There is no sin in this: princes of the Church have always lived this way. What there is, I insist, is a partition. Whoever is guaranteed every morning an immaculate liturgy and doctrine without lumps can, with the clearest conscience in the world, fail to perceive the necessity, because for him it simply does not exist. Iure and de facto coincide in his person with a felicity not granted to the rest of the baptized. And it is from that fortunate coincidence—from that glass tower with its built-in sacristy—that His Eminence certifies that access to the faith is not in question, just as the lady of Versailles settled the hunger of France between two bites.

But the ordinary faithful have neither chapel nor goldsmith. They have Paco. Paco is the parish priest of their neighborhood, probably well-intentioned and surely exhausted, who celebrates the twelve o’clock Mass as it comes out of him—let us be polite—like the seat of his pants: with his out-of-tune guitar, his homily on inclusion and recycling, his sign of peace turned into a neighborhood meeting, and his distribution of Communion with the nonchalance of someone handing out flyers at a traffic light.

To that faithful person, who leaves Mass somewhat lonelier than when he entered, the state of necessity does not need to be explained with jurisprudence from the Signatura. He suffers it every Sunday at twelve, and he suffers it precisely because for him iure and de facto do not coincide: he knows the Church guards the treasure, but it does not quite reach his parish.

Let it be noted that one draws from all this no license for anyone to consecrate bishops on their own account and at their own risk: I have no opinion of my own on the matter, as on so many other controversies. But one thing I do have clear: a prince of the Church to whom the crisis arrives filtered, pressed, and served at the right temperature is not, with all due respect, the most reliable expert to issue the certificate that the crisis is not pressing. It is understandable, moreover, that he does not see it: the same College of Cardinals that, invited last year to set a new course, dispatched the matter by elevating in the fourth ballot a man of the previous pontificate, seems to share with His Eminence a congenital difficulty in looking out the window.

It must be something about Vatican windows, all of which overlook a beautiful courtyard.

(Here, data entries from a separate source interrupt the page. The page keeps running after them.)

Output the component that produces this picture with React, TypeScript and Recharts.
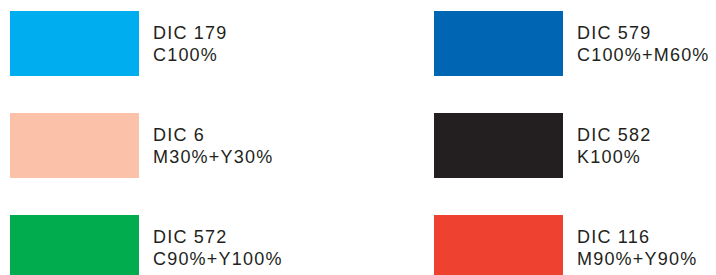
import { ScatterChart, Scatter, XAxis, YAxis } from "recharts"

// swatch order: left column top to bottom, then right column top to bottom
const dicCodes = ["DIC 179", "DIC 6", "DIC 572", "DIC 579", "DIC 582", "DIC 116"]
const inkMixes = ["C100%", "M30%+Y30%", "C90%+Y100%", "C100%+M60%", "K100%", "M90%+Y90%"]
const swatchColors = ["#00aeef", "#fbc1a9", "#00ac4e", "#0066b3", "#231f20", "#ef412f"]

const ROWS = 3

const data = dicCodes.map((code, i) => ({
  col: Math.floor(i / ROWS),
  row: i % ROWS,
  code,
  mix: inkMixes[i],
  color: swatchColors[i],
}))

const SwatchShape = (props: any) => {
  const { cx, cy, payload } = props
  if (cx == null || cy == null) return null
  return (
    <g>
      <rect x={cx} y={cy} width={129} height={65} fill={payload.color} />
      <text
        x={cx + 143}
        y={cy + 28}
        fontSize={18}
        letterSpacing={1.2}
        fontFamily="'Liberation Sans', Arial, sans-serif"
        fill="#231f20"
      >
        {payload.code}
      </text>
      <text
        x={cx + 143}
        y={cy + 50}
        fontSize={18}
        letterSpacing={1.2}
        fontFamily="'Liberation Sans', Arial, sans-serif"
        fill="#231f20"
      >
        {payload.mix}
      </text>
    </g>
  )
}

export default function App() {
  return (
    <div style={{ position: "absolute", left: 0, top: 0, width: 716, height: 275, background: "#fff" }}>
      <ScatterChart width={716} height={275} margin={{ top: 11, right: 282, bottom: 60, left: 10 }}>
        <XAxis type="number" dataKey="col" domain={[0, 1]} hide />
        <YAxis type="number" dataKey="row" domain={[0, 2]} reversed hide />
        <Scatter data={data} shape={SwatchShape} isAnimationActive={false} />
      </ScatterChart>
    </div>
  )
}
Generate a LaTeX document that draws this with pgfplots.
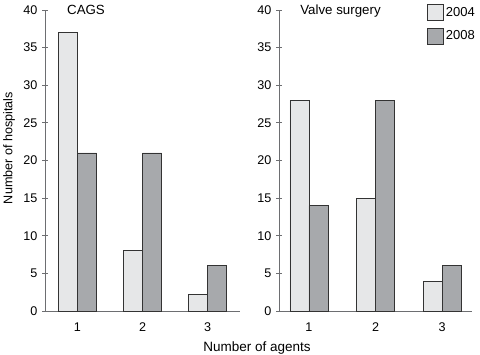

So yes, Your Eminence: you are right, there is no state of necessity. There is none in your chapel. Come down any Sunday to Paco’s without prior notice, sit in the last pew, between the lady with the shopping cart and the teenager who arrived early to confess the excesses of the night before and found no light in the confessional, and endure the entire Mass, from beginning to end. Then, if you still have the strength, come back and sign for us that necessity is an invention of four.